When the U.S. Securities and Exchange Commission moved last week to relax a provision of the Sarbanes-Oxley Act, it signalled the end to what could be called the Great Audit War.
Ever since U.S. lawmakers passed the corporate reforms in 2002, legal and financial executives have been waging a behind-the-scenes war with external auditors over the staggering costs and management burden stemming from what surely has been the largest corporate list-making exercise in history.
The culprit is a four paragraph passage in the now infamous Section 404 of Sarbanes-Oxley which requires thousands of U.S. and about 200 Canadian companies listed on American stock exchanges to "review and assess" the controls they have in place to detect financial reporting errors or fraud. The kicker is a requirement that outside auditors test and deliver an annual opinion about the effectiveness of the corporate safeguards.
With no guidance from the SEC about how to arrive at the annual opinion, the accounting police went, well, berserk demanding exhaustive tests and reports so auditors wouldn't be liable if financial shenanigans were exposed.

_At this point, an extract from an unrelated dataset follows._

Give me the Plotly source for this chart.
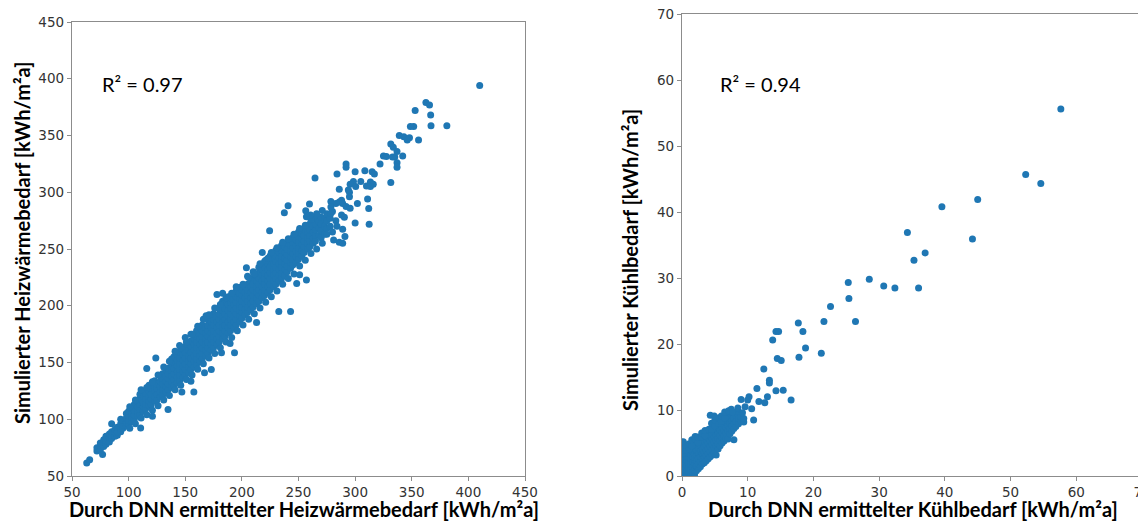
import plotly.graph_objects as go

# ---------------- Left chart: Heizwärmebedarf ----------------
# Dense band read column by column: DNN value -> simulated values
heat_band = {
    72: [72, 75], 75: [73, 77, 79], 78: [76, 80, 82], 80: [78, 81, 85],
    83: [80, 84, 87], 85: [83, 86, 89], 88: [85, 88, 91], 90: [86, 89, 93],
    93: [89, 92, 96, 100], 95: [92, 95, 99], 98: [94, 97, 101, 105],
    100: [96, 99, 103, 107], 103: [98, 101, 105, 110], 105: [100, 104, 108, 113],
    108: [103, 107, 111, 116], 110: [104, 109, 113, 118, 122],
    113: [107, 111, 115, 120], 115: [109, 113, 118, 123],
    118: [112, 116, 120, 125, 130], 120: [113, 118, 122, 127],
    123: [116, 120, 125, 129, 134], 125: [117, 122, 127, 131],
    128: [120, 124, 129, 133, 138], 130: [121, 126, 131, 136, 140],
    133: [124, 129, 133, 138, 143], 135: [126, 131, 136, 140, 145],
    138: [128, 133, 138, 143, 148, 153], 140: [130, 135, 140, 145, 150, 155],
    143: [132, 137, 142, 147, 152, 157], 145: [134, 139, 144, 149, 154, 159, 165],
    148: [137, 142, 147, 152, 157, 162], 150: [139, 144, 149, 154, 159, 164, 172],
    153: [141, 146, 151, 156, 161, 166], 155: [144, 149, 154, 159, 164, 169, 175],
    158: [146, 151, 156, 161, 166, 171], 160: [148, 153, 158, 163, 168, 173, 178],
    163: [151, 156, 161, 166, 171, 176], 165: [153, 158, 163, 168, 173, 178, 183],
    168: [156, 161, 166, 171, 176, 181], 170: [158, 163, 168, 173, 178, 183, 188],
    173: [161, 166, 171, 176, 181, 186], 175: [163, 168, 173, 178, 183, 188, 193],
    178: [166, 171, 176, 181, 186, 191], 180: [168, 173, 178, 183, 188, 193, 198],
    183: [171, 176, 181, 186, 191, 196, 204], 185: [173, 178, 183, 188, 193, 198, 203],
    188: [176, 181, 186, 191, 196, 201, 208], 190: [178, 183, 188, 193, 198, 203, 207],
    193: [181, 186, 191, 196, 201, 206, 211], 195: [183, 188, 193, 198, 203, 208, 213],
    198: [186, 191, 196, 201, 206, 211, 216], 200: [189, 194, 199, 204, 209, 214],
    203: [192, 197, 202, 207, 212, 217], 205: [194, 199, 204, 209, 214, 219, 226],
    208: [197, 202, 207, 212, 217, 222], 210: [199, 204, 209, 214, 219, 224, 230],
    213: [202, 207, 212, 217, 222, 227], 215: [204, 209, 214, 219, 224, 229, 234],
    218: [207, 212, 217, 222, 227, 232], 220: [209, 214, 219, 224, 229, 234, 239],
    223: [212, 217, 222, 227, 232, 237], 225: [214, 219, 224, 229, 234, 239, 244],
    228: [217, 222, 227, 232, 237, 242], 230: [219, 224, 229, 234, 239, 244, 249],
    233: [222, 227, 232, 237, 242, 247], 235: [224, 229, 234, 239, 244, 249, 253],
    238: [227, 232, 237, 242, 247, 252], 240: [230, 235, 240, 245, 250, 255],
    243: [233, 238, 243, 248, 253], 245: [236, 241, 246, 251, 256, 260],
    248: [238, 243, 248, 253, 258], 250: [241, 246, 251, 256, 261, 265],
    253: [244, 249, 254, 259, 264], 255: [247, 252, 257, 262, 267],
    258: [250, 255, 260, 265, 270], 260: [252, 257, 262, 267, 272],
    263: [255, 260, 265, 270], 265: [257, 262, 267, 272, 277],
    268: [262, 268, 274], 270: [260, 266, 272, 278], 273: [263, 270, 276],
    275: [268, 275, 281], 278: [270, 277], 280: [265, 283], 283: [275, 290],
    288: [280, 293], 295: [296, 300],
}

# Points scattered just outside the band edges
heat_edges = {
    101: [92, 111], 106: [96, 117], 111: [101, 126], 116: [104, 128],
    121: [108, 133], 126: [112, 139], 131: [117, 146], 136: [121, 151],
    141: [126, 160], 146: [130, 163], 151: [135, 168], 156: [139, 175],
    161: [144, 182], 166: [149, 188], 171: [154, 192], 176: [158, 198],
    181: [163, 201], 186: [168, 207], 191: [172, 211], 196: [178, 216],
    201: [183, 219], 206: [188, 225], 211: [193, 228], 216: [198, 237],
    221: [203, 240], 226: [208, 247], 231: [213, 251], 236: [219, 256],
    241: [224, 259], 246: [228, 263], 251: [235, 268], 256: [240, 271],
    261: [246, 276], 266: [250, 281], 271: [255, 284],
}

heat_outliers_dnn = [410, 353, 362.5, 365.7, 366.7, 381, 367, 351.7, 348.8, 356,
                     339, 343, 348, 346, 331.5, 333.7, 337, 335, 342, 325, 327.6,
                     333, 322, 337, 337, 331.5, 292, 292, 284, 308.6, 315, 317, 300,
                     298.5, 295.6, 300.5, 305, 313.5, 316, 310, 286, 294, 313.5,
                     311, 302, 312, 312.4, 278.6, 278.6, 278.6, 286, 289, 292, 295.6,
                     290.5, 300, 284, 289, 291, 286, 289, 281, 275, 264.6, 240.8,
                     237.5, 256.4, 259.7, 260.7, 257, 224.5, 218, 223, 251, 248.4,
                     257, 232.6, 243, 204, 213, 193.5, 182, 189.6, 173, 167, 157.6,
                     147, 155, 134.8, 121, 110.6, 116, 124, 85, 63, 65.6, 77,
                     168.4, 178, 183, 195]
heat_outliers_sim = [394, 372, 379, 376.8, 368, 358.5, 358.5, 358, 358, 346,
                     350, 349, 348, 346, 342.6, 339.7, 336, 331, 332, 332, 331.5,
                     331, 325, 326, 322, 308.5, 325, 322, 316, 319, 318, 316, 318,
                     309.4, 307, 305, 309.4, 309, 307, 305.6, 302.6, 302, 305,
                     294, 290, 285.6, 271.8, 291.8, 287, 281.5, 291.5, 290, 287.4, 286,
                     278, 273, 270, 267.4, 261, 256, 255, 258, 263, 312.6, 288.2,
                     282, 283.8, 289.7, 280, 278.5, 266, 247, 241.8, 227.4, 219.7,
                     222.6, 195, 195, 233.5, 185.3, 158.5, 158.5, 166.8, 143.8, 141, 124,
                     124, 133.5, 108.5, 102.6, 92.4, 144.7, 154, 96, 61.5, 64.4, 69,
                     191.2, 210, 211, 216.8]

# ---------------- Right chart: Kühlbedarf ----------------
cool_band = {
    0.1: [0.2, 0.8, 1.5], 0.3: [0.1, 0.6, 1.2, 2.0, 2.8],
    0.5: [0.3, 1.0, 1.8, 2.5, 3.2], 0.8: [0.2, 0.9, 1.6, 2.3, 3.0],
    1.0: [0.5, 1.2, 2.0, 2.8, 3.4], 1.3: [0.3, 1.0, 1.8, 2.6, 3.3],
    1.6: [0.6, 1.4, 2.2, 3.0, 3.8], 1.9: [0.2, 0.9, 1.7, 2.5, 3.3, 4.2, 5.0],
    2.2: [0.8, 1.5, 2.3, 3.1, 3.9, 4.6], 2.5: [1.1, 1.9, 2.7, 3.5, 4.3],
    2.8: [1.4, 2.2, 3.0, 3.8, 4.6, 5.8], 3.1: [1.8, 2.6, 3.4, 4.2, 5.0],
    3.4: [2.0, 2.8, 3.6, 4.4, 5.2], 3.7: [2.3, 3.1, 3.9, 4.7, 5.5],
    4.0: [2.6, 3.4, 4.2, 5.0, 5.8, 6.4], 4.3: [2.9, 3.7, 4.5, 5.3, 6.1],
    4.6: [3.2, 4.0, 4.8, 5.6, 6.4, 7.8], 4.9: [3.5, 4.3, 5.1, 5.9, 6.7],
    5.2: [3.2, 4.6, 5.4, 6.2, 7.0], 5.5: [4.1, 4.9, 5.7, 6.5, 7.3],
    5.8: [4.6, 5.4, 6.2, 7.0], 6.1: [5.0, 5.8, 6.6, 7.4],
    6.4: [5.3, 6.1, 6.9, 7.7], 6.7: [5.7, 6.5, 7.3, 8.1],
    7.0: [5.6, 6.8, 7.6, 8.4, 9.6], 7.3: [6.4, 7.2, 8.0, 8.8],
    7.6: [6.8, 7.6, 8.4, 9.2], 7.9: [5.5, 7.2, 8.0, 8.8],
    8.2: [7.5, 8.3, 9.2], 8.6: [7.9, 8.7], 9.0: [8.3, 9.0], 9.4: [8.2, 8.7],
}

# Upper edge of the low cluster
cool_edges = {
    0.2: [3.5, 4.3, 5.2], 0.6: [3.9, 4.7], 1.1: [4.1, 4.9], 1.5: [4.6, 5.5],
    2.0: [5.6, 6.0], 2.4: [5.1, 5.9], 3.0: [5.9, 6.5], 3.5: [6.1, 6.9],
    4.1: [7.1], 4.5: [7.1, 8.0], 5.0: [7.6, 8.4], 5.6: [8.0, 8.8],
    6.0: [8.3, 9.1], 6.5: [8.8, 9.7], 7.5: [9.7, 10.1], 8.0: [9.6],
    8.5: [9.8, 10.3], 9.2: [9.6],
}

cool_outliers_dnn = [57.65, 52.3, 54.6, 45.0, 39.55, 44.2, 34.3, 37.0, 35.3, 28.5,
                     25.3, 30.7, 32.4, 36.0, 25.4, 22.6, 21.6, 26.4, 17.7, 14.3,
                     14.7, 18.4, 13.8, 18.8, 21.2, 17.8, 14.5, 15.1, 12.45, 13.3,
                     13.3, 11.4, 15.4, 14.3, 9.0, 10.2, 10.0, 13.0, 16.6, 11.7,
                     12.6, 9.6, 10.6, 10.9, 4.3, 4.9, 7.1, 7.7]
cool_outliers_sim = [55.6, 45.7, 44.3, 41.9, 40.8, 35.9, 36.9, 33.8, 32.7, 29.8,
                     29.3, 28.8, 28.5, 28.5, 26.9, 25.7, 23.4, 23.4, 23.2, 21.9,
                     21.9, 21.9, 20.6, 19.4, 18.6, 18.0, 17.8, 17.5, 16.2, 14.5,
                     14.1, 13.25, 13.0, 12.9, 11.6, 12.0, 11.5, 12.0, 11.5, 11.3,
                     11.1, 10.5, 10.2, 8.5, 9.2, 9.1, 9.9, 9.7]


def flatten(columns):
    xs, ys = [], []
    for x, vals in columns.items():
        for v in vals:
            xs.append(x)
            ys.append(v)
    return xs, ys


hb_x, hb_y = flatten(heat_band)
he_x, he_y = flatten(heat_edges)
cb_x, cb_y = flatten(cool_band)
ce_x, ce_y = flatten(cool_edges)
heat_x = hb_x + he_x + heat_outliers_dnn
heat_y = hb_y + he_y + heat_outliers_sim
cool_x = cb_x + ce_x + cool_outliers_dnn
cool_y = cb_y + ce_y + cool_outliers_sim

BLUE = "#1f77b4"
# The page body has an 8px margin, so the figure is 8px smaller than the window
OFF = 8
W, H = 1146 - OFF, 522 - OFF

fig = go.Figure()
fig.add_trace(go.Scatter(x=heat_x, y=heat_y, mode="markers", xaxis="x", yaxis="y",
                         marker=dict(color=BLUE, size=7, line=dict(width=0)),
                         showlegend=False))
fig.add_trace(go.Scatter(x=cool_x, y=cool_y, mode="markers", xaxis="x2", yaxis="y2",
                         marker=dict(color=BLUE, size=7, line=dict(width=0)),
                         showlegend=False))

axis_common = dict(showline=True, linecolor="#8c8c8c", linewidth=1.3, mirror=True,
                   ticks="outside", ticklen=4, tickwidth=1.2, tickcolor="#8c8c8c",
                   showgrid=False, zeroline=False, automargin=False,
                   ticklabeloverflow="allow",
                   tickfont=dict(family="DejaVu Sans", size=13.5, color="#333333"))


def px_x(p):
    return (p - OFF) / W


def px_y(p):
    return 1 - (p - OFF) / H


fig.update_layout(
    width=W, height=H,
    margin=dict(l=0, r=0, t=0, b=0),
    paper_bgcolor="white", plot_bgcolor="white",
    xaxis=dict(domain=[px_x(72), px_x(525)], range=[50, 450], tick0=50, dtick=50,
               anchor="y", **axis_common),
    yaxis=dict(domain=[px_y(476), px_y(22)], range=[50, 450], tick0=50, dtick=50,
               anchor="x", **axis_common),
    xaxis2=dict(domain=[px_x(682), px_x(1142)], range=[0, 70], dtick=10,
                anchor="y2", **axis_common),
    yaxis2=dict(domain=[px_y(476), px_y(14)], range=[0, 70], dtick=10,
                anchor="x2", **axis_common),
)

title_font = dict(family="Lato", size=20, color="black")
ann = [
    dict(text="<b>Durch DNN ermittelter Heizwärmebedarf [kWh/m²a]</b>",
         x=px_x(304), y=px_y(509), xanchor="center", yanchor="middle", font=title_font),
    dict(text="<b>Simulierter Heizwärmebedarf [kWh/m²a]</b>", textangle=-90,
         x=px_x(22), y=px_y(243), xanchor="center", yanchor="middle", font=title_font),
    dict(text="<b>Durch DNN ermittelter Kühlbedarf [kWh/m²a]</b>",
         x=px_x(913), y=px_y(509), xanchor="center", yanchor="middle", font=title_font),
    dict(text="<b>Simulierter Kühlbedarf [kWh/m²a]</b>", textangle=-90,
         x=px_x(630), y=px_y(260), xanchor="center", yanchor="middle", font=title_font),
    dict(text="R² = 0.97", x=px_x(100), y=px_y(84), xanchor="left", yanchor="middle",
         font=dict(family="Lato", size=20, color="black")),
    dict(text="R² = 0.94", x=px_x(718), y=px_y(84), xanchor="left", yanchor="middle",
         font=dict(family="Lato", size=20, color="black")),
]
for a in ann:
    a.update(xref="paper", yref="paper", showarrow=False)
fig.update_layout(annotations=ann)

fig.write_html("out.html")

The idea behind Section 404 was to build better warning systems to prevent an Enron-style accounting fraud meltdown. The result, however, is a classic tale of how well-intentioned lawmakers can gum up the business machinery by failing to properly draft the language or assess the economic impact of new rules.
"Section 404 was an overreaction to the failures of Enron, WorldCom and other corporate frauds," said Kevin Cramer, a New York-based securities lawyer with Osler Hoskin & Harcourt LLP.
Initially the SEC estimated public companies would only spend an average of $90,000 annually to comply with Section 404 every year. In reality, however, business experts say it has cost companies an average of $1-million in additional annual auditing fees.
Money isn't the only cost. According to a recent Ernst & Young survey, the majority of companies with revenues between $5-billion and $20-billion invested more than 25,000 employee hours to meet the internal control and testing requirements. A majority of companies with more than $20-billion of revenue, devoted more than 100,000 hours.
What were they all doing? Making lists and flow charts. A lot of lists and flow charts. If a new employee was hired, for example, companies had to document that it checked the employee's signature; had a designated supervisor to oversee the person who made the hire; outline how it traced and supervised the entry onto the payroll; and reconcile salary payments with bank transactions, and so on and so on. When that was done, the auditors moved in to conduct spot tests on the accuracy of these and thousands of other safeguards at each corporate division.
Not surprisingly, the result has been a tense standoff between auditors and corporate lawyers and financial executives. The strain is so bad that now even the accounting firms who saw their practices and revenues explode in recent years are happy to wave goodbye to the auditing motherlode.
"It is time," said Massimo Marinelli, a Section 404 specialist and accounting partner in Toronto with Ernst & Young, which credits the rule as a key factor behind the 70-per-cent growth in its Canadian practice since 2003.
"There has been a lot of friction … Clients thought we were being too inflexible and too strict. Their people were worn out and we were telling them they had to do more to comply with the rules," Mr. Marinelli said.
Responding to the audit battles, Canadian securities regulators have backed away from a proposal requiring auditors to attest to the effectiveness of internal financial controls. Instead the provinces' new so-called 52-109 rule, which takes effect next year, leaves it up to chief executives and financial officers to evaluate and describe their internal safeguards.
Some critics argue the U.S. requirement for broad audit tests of financial controls has damaged financial accountability because corporate executives fear the consequences of communicating with auditors.
"Many company officials are reluctant to seek guidance from their auditors lest their internal controls be found deficient," said Osler's Mr. Cramer.
Better times are around the corner. Last week the SEC issued for the first time guidance as to how companies should monitor the adequacy of their financial controls. The new language, which will take effect shortly, requires public companies to only identify and test the biggest potential risks to their companies' books. The approach gives managers more discretion to decide for themselves what the financial reporting hot spots are and eliminates the need for extensive checks.
Falling in step with the SEC, a U.S. accounting regulator last week voted to pare back the number of tests it requires auditors to conduct to check the effectiveness of corporate controls. The new auditing standard by the Public Company Accounting Oversight Board is expected to be approved by the SEC later this year.
Ernst & Young's Mr. Marinelli estimates the easier regime will eliminate 20 to 30 per cent of the work involved in annual audit inspections of financial reporting controls. It should also thaw the chilly state of management and auditing relations.
"Companies can now focus more of their energies on major financial risks," he said.